Lightfoot: Parents, not just police, need to hold kids responsible for roaming streets after curfew

“I say this as the parent of a 14-year-old, we have to make sure that we know where our kids are, that we are telling them right from wrong at the earliest possible age,” Lightfoot said at a community meeting Monday.

SHARE Lightfoot: Parents, not just police, need to hold kids responsible for roaming streets after curfew
Mayor Lori Lightfoot, center, listens in on a roundtable discussion with community members during a town hall meeting on violence prevention efforts at Richard J. Daley College on Monday.

Mayor Lori Lightfoot, center, listens in on a roundtable discussion with community members during a town hall meeting on violence prevention efforts at Richard J. Daley College on Monday.

Tyler Pasciak LaRiviere/Sun-Times

At a town hall meeting focusing on public safety on Southwest Side on Monday Mayor Lori Lightfoot stressed the need for parental accountability when it comes to young people staying off the streets late at night and adhering to the city’s curfew.

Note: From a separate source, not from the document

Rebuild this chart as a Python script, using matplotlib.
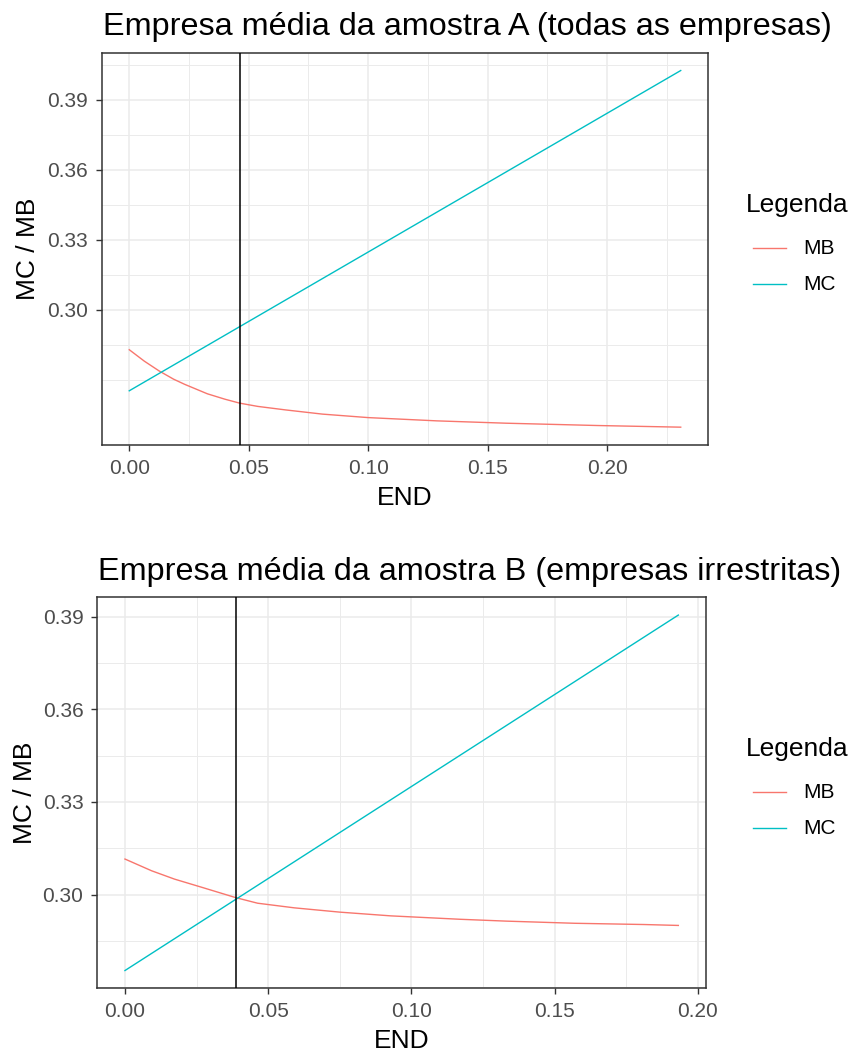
import matplotlib
matplotlib.use("Agg")
import matplotlib.pyplot as plt
from matplotlib.lines import Line2D
import numpy as np

plt.rcParams['font.family'] = ['Liberation Sans', 'DejaVu Sans']

# painel A - todas as empresas
end_a = [0.0, 0.0063, 0.0125, 0.0185, 0.0231, 0.0327, 0.0400, 0.0462, 0.0538,
         0.0654, 0.0808, 0.100, 0.1288, 0.1577, 0.1962, 0.2308]
mb_a = [0.2829, 0.2780, 0.2738, 0.2703, 0.2681, 0.2640, 0.2617, 0.2600, 0.2586,
        0.2571, 0.2553, 0.2538, 0.2524, 0.2514, 0.2504, 0.2497]
mc_end_a = [0.0, 0.2308]
mc_a = [0.2653, 0.4026]
otimo_a = 0.0463

# painel B - empresas irrestritas
end_b = [0.0, 0.0093, 0.0173, 0.027, 0.0387, 0.0463, 0.0591, 0.0751, 0.0928,
         0.1169, 0.1330, 0.157, 0.1811, 0.1932]
mb_b = [0.3115, 0.3077, 0.3050, 0.3023, 0.2990, 0.2972, 0.2957, 0.2943, 0.2931,
        0.2920, 0.2914, 0.2907, 0.2903, 0.2900]
mc_end_b = [0.0, 0.1932]
mc_b = [0.2754, 0.3905]
otimo_b = 0.0386

titulos = ["Empresa média da amostra A (todas as empresas)",
           "Empresa média da amostra B (empresas irrestritas)"]
y_breaks = [0.30, 0.33, 0.36, 0.39]
x_breaks = [0.0, 0.05, 0.10, 0.15, 0.20]

cor_mb = "#F8766D"
cor_mc = "#00BFC4"
W, H = 854, 1057

fig = plt.figure(figsize=(W / 100, H / 100), dpi=100)


def px(x, y):
    return x / W, 1 - y / H


def expandir(vals, f=0.05):
    lo, hi = min(vals), max(vals)
    d = (hi - lo) * f
    return lo - d, hi + d


def painel(rect, x, mb, xmc, mc, vline, titulo, leg_y, ylab_x):
    l, t, r, b = rect
    ax = fig.add_axes([l / W, 1 - b / H, (r - l) / W, (b - t) / H])
    ax.plot(x, mb, color=cor_mb, lw=1.0, zorder=3)
    ax.plot(xmc, mc, color=cor_mc, lw=1.0, zorder=3)
    ax.axvline(vline, color="black", lw=1.1, zorder=4)

    ax.set_xticks(x_breaks)
    ax.set_xticklabels(["%.2f" % v for v in x_breaks])
    ax.set_yticks(y_breaks)
    ax.set_yticklabels(["%.2f" % v for v in y_breaks])
    ax.set_xticks(np.arange(0.025, 0.25, 0.05), minor=True)
    ax.set_yticks(np.arange(0.27, 0.43, 0.015), minor=True)
    ax.set_xlim(*expandir(list(x) + list(xmc) + [vline]))
    ax.set_ylim(*expandir(list(mb) + list(mc)))

    ax.grid(which="major", color="#EBEBEB", lw=1.1, zorder=0)
    ax.grid(which="minor", color="#EBEBEB", lw=0.7, zorder=0)
    ax.set_axisbelow(True)
    ax.tick_params(which="major", length=4, width=1.0, color="#333333",
                   labelsize=15, labelcolor="#4D4D4D", pad=6)
    ax.tick_params(which="minor", length=0)
    for s in ax.spines.values():
        s.set_color("#333333")
        s.set_linewidth(1.1)

    fig.text(*px(l + 1, t - 17.5), titulo, fontsize=23.3, ha="left",
             va="baseline")
    fig.text(*px((l + r) / 2, b + 53), "END", fontsize=19, ha="center",
             va="center")
    fig.text(*px(ylab_x, (t + b) / 2), "MC / MB", fontsize=19, rotation=90,
             ha="center", va="center")

    # legenda
    fig.text(*px(746, leg_y), "Legenda", fontsize=19, ha="left", va="center")
    for i, (nome, cor) in enumerate([("MB", cor_mb), ("MC", cor_mc)]):
        yy = leg_y + 43 + i * 36
        x0, y0 = px(753, yy)
        x1, _ = px(786, yy)
        fig.add_artist(Line2D([x0, x1], [y0, y0], color=cor, lw=1.0,
                              transform=fig.transFigure))
        fig.text(*px(803, yy), nome, fontsize=15, ha="left", va="center")
    return ax


painel((101.7, 52.7, 708.3, 445), end_a, mb_a, mc_end_a, mc_a, otimo_a,
       titulos[0], 205, 28)
painel((97.3, 597.3, 706, 988.3), end_b, mb_b, mc_end_b, mc_b, otimo_b,
       titulos[1], 749, 25)

fig.savefig("out.png", dpi=100)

“There is a curfew, we do enforce it but we need parents and guardians to also step up,” she told an audience of several dozen community members gathered in the gymnasium of Richard J. Daley College.

“For example, last summer we had some challenges downtown at Millennium Park, and what we found out as we started to deconstruct what happened is a lot of parents were dropping off 11-year-olds, 12-year-olds, downtown, by themselves, maybe in small groups, at night, and, frankly, hoping for the best. That can’t happen. We have to take responsibility for our children as well,” she said.

“I say this as the parent of a 14-year-old, we have to make sure that we know where our kids are, that we are telling them right from wrong at the earliest possible age,” said Lightfoot.

She spoke after Police Supt. David Brown told audience members that police officers sometimes “fill the void when young people are out past curfew and there’s not a parent around.”

Brown pointed to a number of community programs that see officers interact with kids by playing sports and through other games and said he hoped such interactions would help kids “see past the badge and the gun” and view police as “regular adults trying to help them.”

“The superintendent is right,” Lightfoot said. “The Police Department is called upon to do a range of different things, but folks, there’s no replacement for that parental love and support and accountability. So I don’t want people to think [the] Police Department is going to solve all our problems, particularly when it comes to young people. No, no, no, no, no.”

According to the city’s website, children under the age of 17 must be at home or accompanied by a parent or guardian 18 years or older after 10 p.m. on Sunday, Monday, Tuesday, Wednesday or Thursday and no later than 11 p.m. on Friday and Saturday nights.

Jason Huff, 37, said he attended the meeting to bring attention to the problem of drag racers and other reckless drivers gathering in the parking lot of Ford City Mall, which is within earshot of his home.

“They do doughnuts. Screech wheels. It’s all through the night and when you call the police response is delayed or police are doing these positive community interactions instead, which is insane,” said Huff.

He was referring to Brown’s campaign to have police officers log 1.5 million “positive community interactions” this year — a goal that’s been criticized as unnecessary and even problematic quota. 

Lightfoot and Brown interacted with attendees for about 30 minutes before taking a stage with other city department heads to answer public safety questions.

Another Southwest Side resident, a 66-year-old woman who asked to be identified as Sharon, told Lightfoot that a shooting on her block in the Ashburn neighborhood in Chicago left her neighbor with several random bullet holes in her window.

“There’s no police on our block. We need police to patrol our block,” she said, noting that she believed Brown and Lightfoot took her complaint to heart.